TAMPA - After two weeks of regrouping, the barbarian was again hammering at the gate, probing the wall where once there had been a gaping entry.
With springtime - read: playoff - hockey in Florida comes rising temperatures and mounting humidity, the mortal enemies of ice. And therefore, the mortal enemies of the St. Pete Times Forum's director of facility operations, Tim Friedenberger.
With heat and humidity returning just in time for the Eastern Conference playoffs, Friedenberger's recent success at creating a nippy home and fast ice for the Lightning will be challenged by warm weather outside and 20,000 warm, screaming bodies inside.
"We know based on what we're doing, we're going to see a payback," Friedenberger said. "Whether that's through energy saved or improving the ice so the team improves."
Overseeing what was roundly criticized as one of the worst ice sheets in the NHL a year ago, Friedenberger has used a change of approach and the support of Palace Sports & Entertainment to create a playing surface that was recently named in on-ice officials game reports as one of the three best.
Like anyone defending a castle, Friedenberger first built a wall. Unseen by fans, a 30-plus-foot retaining wall was erected underneath the Times Forum seating bowl, plugging what once was an open portal between the ice and loading dock. An overhead door allows access to the seating bowl. Fans have not seen the wall, but they have felt the effects as temperatures within the arena seating bowl are noticeably cooler.
Building engineers also adjusted the heating/ventilating/air conditioning system in the rafters to recirculate more cool internal air rather than sucking in warm outside air.
A fiberglass-plastic polymer material used to cover the ice before putting down concert seats or the Storm's Arena football field also helps the ice retain more moisture than the plywood squares used previously.
Once a cooler environment was created, ice technician Ryan Welty's new approach to ice-making was more effective. Rather than spraying 150-degree water from a Zamboni machine directly onto the ice, Welty used a new commercial system that aerates the water, cooling it by as much as half before it hits the ice. That facilitates quicker, smoother freezing.
"In hockey, over the past 10 years, players' equipment, the way they play has improved dramatically," Friedenberger said. "As far as how we do ice with the Zamboni, it's the same technology as 20 years ago.
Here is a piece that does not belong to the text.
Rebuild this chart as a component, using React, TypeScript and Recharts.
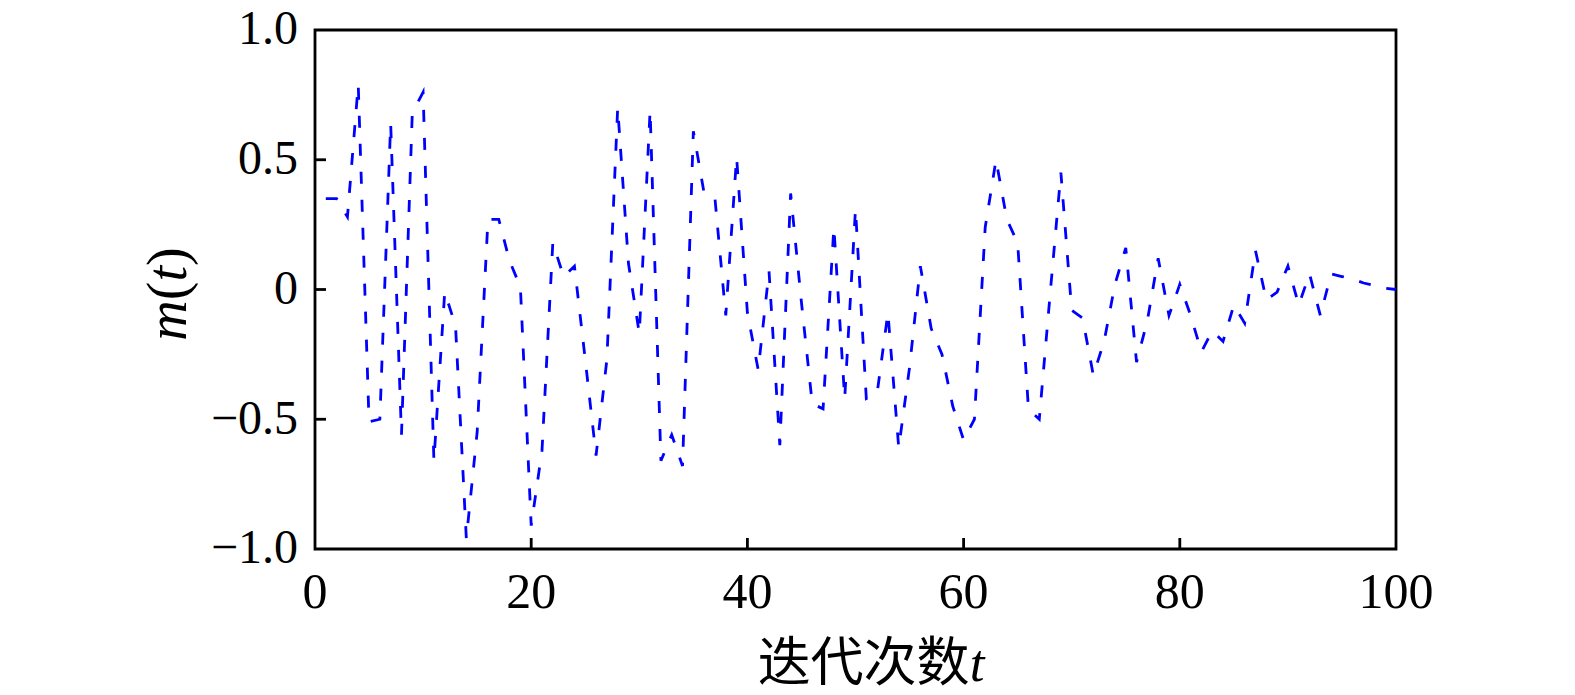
import React from 'react';
import { LineChart, Line, XAxis, YAxis, ReferenceArea, Label } from 'recharts';

// iteration index t
const iterations = [
  1, 2, 3, 4, 5, 6, 7, 8, 9, 10,
  11, 12, 13, 14, 15, 16, 17, 18, 19, 20,
  21, 22, 23, 24, 25, 26, 27, 28, 29, 30,
  31, 32, 33, 34, 35, 36, 37, 38, 39, 40,
  41, 42, 43, 44, 45, 46, 47, 48, 49, 50,
  51, 52, 53, 54, 55, 56, 57, 58, 59, 60,
  61, 62, 63, 64, 65, 66, 67, 68, 69, 70,
  71, 72, 73, 74, 75, 76, 77, 78, 79, 80,
  81, 82, 83, 84, 85, 86, 87, 88, 89, 90,
  91, 92, 93, 94, 95, 96, 97, 98, 99, 100,
];

// m(t)
const mValues = [
  0.35, 0.35, 0.28, 0.79, -0.51, -0.5, 0.64, -0.56, 0.68, 0.76,
  -0.66, -0.01, -0.14, -0.96, -0.55, 0.27, 0.27, 0.11, 0.01, -0.91,
  -0.62, 0.18, 0.05, 0.09, -0.27, -0.64, -0.27, 0.7, 0.1, -0.17,
  0.69, -0.66, -0.56, -0.68, 0.61, 0.37, 0.35, -0.1, 0.51, -0.09,
  -0.31, 0.07, -0.6, 0.37, -0.05, -0.44, -0.46, 0.24, -0.42, 0.31,
  -0.42, -0.4, -0.09, -0.61, -0.3, 0.09, -0.15, -0.25, -0.45, -0.58,
  -0.5, 0.24, 0.5, 0.27, 0.18, -0.46, -0.5, -0.02, 0.45, -0.08,
  -0.11, -0.33, -0.2, 0.02, 0.16, -0.28, -0.12, 0.12, -0.1, 0.02,
  -0.1, -0.24, -0.16, -0.2, -0.06, -0.13, 0.15, -0.04, -0.01, 0.09,
  -0.06, 0.06, -0.1, 0.06, 0.05, 0.04, 0.025, 0.015, 0.005, 0,
];

const xTicks = [0, 20, 40, 60, 80, 100];
const yTicks = [-1, -0.5, 0, 0.5, 1];

const data = iterations.map((t, i) => ({ t, m: mValues[i] }));

const PLOT_LEFT = 315;
const PLOT_BOTTOM = 549;
const TICK_LEN = 11;
const SERIF = '"Liberation Serif", "Times New Roman", serif';

const fmtY = (v: number) => (v === 0 ? '0' : (v < 0 ? '\u2212' : '') + Math.abs(v).toFixed(1));

const YTick = (props: any) => {
  const { y, payload } = props;
  const v = payload.value;
  return (
    <g>
      {Math.abs(v) < 1 && (
        <line x1={PLOT_LEFT} x2={PLOT_LEFT + TICK_LEN} y1={y} y2={y} stroke="#000" strokeWidth={2.8} />
      )}
      <text x={PLOT_LEFT - 17} y={y} dy="0.3em" textAnchor="end" fontFamily={SERIF} fontSize={48} fill="#000">
        {fmtY(v)}
      </text>
    </g>
  );
};

const XTick = (props: any) => {
  const { x, payload } = props;
  const v = payload.value;
  return (
    <g>
      {v > 0 && v < 100 && (
        <line x1={x} x2={x} y1={PLOT_BOTTOM} y2={PLOT_BOTTOM - TICK_LEN} stroke="#000" strokeWidth={2.8} />
      )}
      <text x={x} y={608} textAnchor="middle" fontFamily={SERIF} fontSize={50} fill="#000">
        {v}
      </text>
    </g>
  );
};

export default function App() {
  return (
    <div style={{ position: 'absolute', left: 0, top: 0, width: 1575, height: 695, background: '#fff' }}>
      <LineChart width={1575} height={695} data={data} margin={{ top: 30, right: 179, bottom: 0, left: 0 }}>
        <XAxis
          dataKey="t"
          type="number"
          domain={[0, 100]}
          ticks={xTicks}
          height={146}
          axisLine={false}
          tickLine={false}
          tick={<XTick />}
          interval={0}
        >
          <Label
            content={() => (
              <text x={871} y={681} textAnchor="middle" fill="#000">
                <tspan fontFamily='"Noto Sans CJK SC", sans-serif' fontSize={53}>迭代次数</tspan>
                <tspan fontFamily={SERIF} fontStyle="italic" fontSize={53}>t</tspan>
              </text>
            )}
          />
        </XAxis>
        <YAxis
          type="number"
          domain={[-1, 1]}
          ticks={yTicks}
          width={315}
          axisLine={false}
          tickLine={false}
          tick={<YTick />}
          interval={0}
        >
          <Label
            content={() => (
              <text
                transform="translate(186,294) rotate(-90)"
                textAnchor="middle"
                fontFamily={SERIF}
                fontSize={56}
                fill="#000"
              >
                <tspan fontStyle="italic">m</tspan>
                <tspan>(</tspan>
                <tspan fontStyle="italic">t</tspan>
                <tspan>)</tspan>
              </text>
            )}
          />
        </YAxis>
        <ReferenceArea x1={0} x2={100} y1={-1} y2={1} fill="none" stroke="#000" strokeWidth={2.8} />
        <Line
          type="linear"
          dataKey="m"
          stroke="#0000ff"
          strokeWidth={2.8}
          strokeDasharray="12 16"
          dot={false}
          isAnimationActive={false}
        />
      </LineChart>
    </div>
  );
}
The technology has just started keeping up with the sport."
Lightning players have noticed a difference.
"I think they're doing a great job," Lightning forward Ruslan Fedotenko said.
"Sometimes it's a little snowy, but it is better."
Friedenberger, 39, watches home games from the Zamboni portal, arms crossed in a sports jacket, walkie-talkie in hand. But he and his staff feel very much a part of what happens inside the boards.
"If the ice is nice and fast, the puck will be nice and fast, and there will be good passing," he said. "That would be a very good thing for our team."
And already good for Tampa's reputation. When Dan Craig, the NHL's facilities operations manager, inspected the surface a few weeks ago, he paid the ultimate compliment, the ice equivalent of Giorgio Armani saying "nice suit."
"Out of his own mouth," Friedenberger said, "he said this is the best ice sheet in the league. You don't know how much that means. For us, that's like the guys taking the Cup, to be rated by the NHL guru as best ice in the league."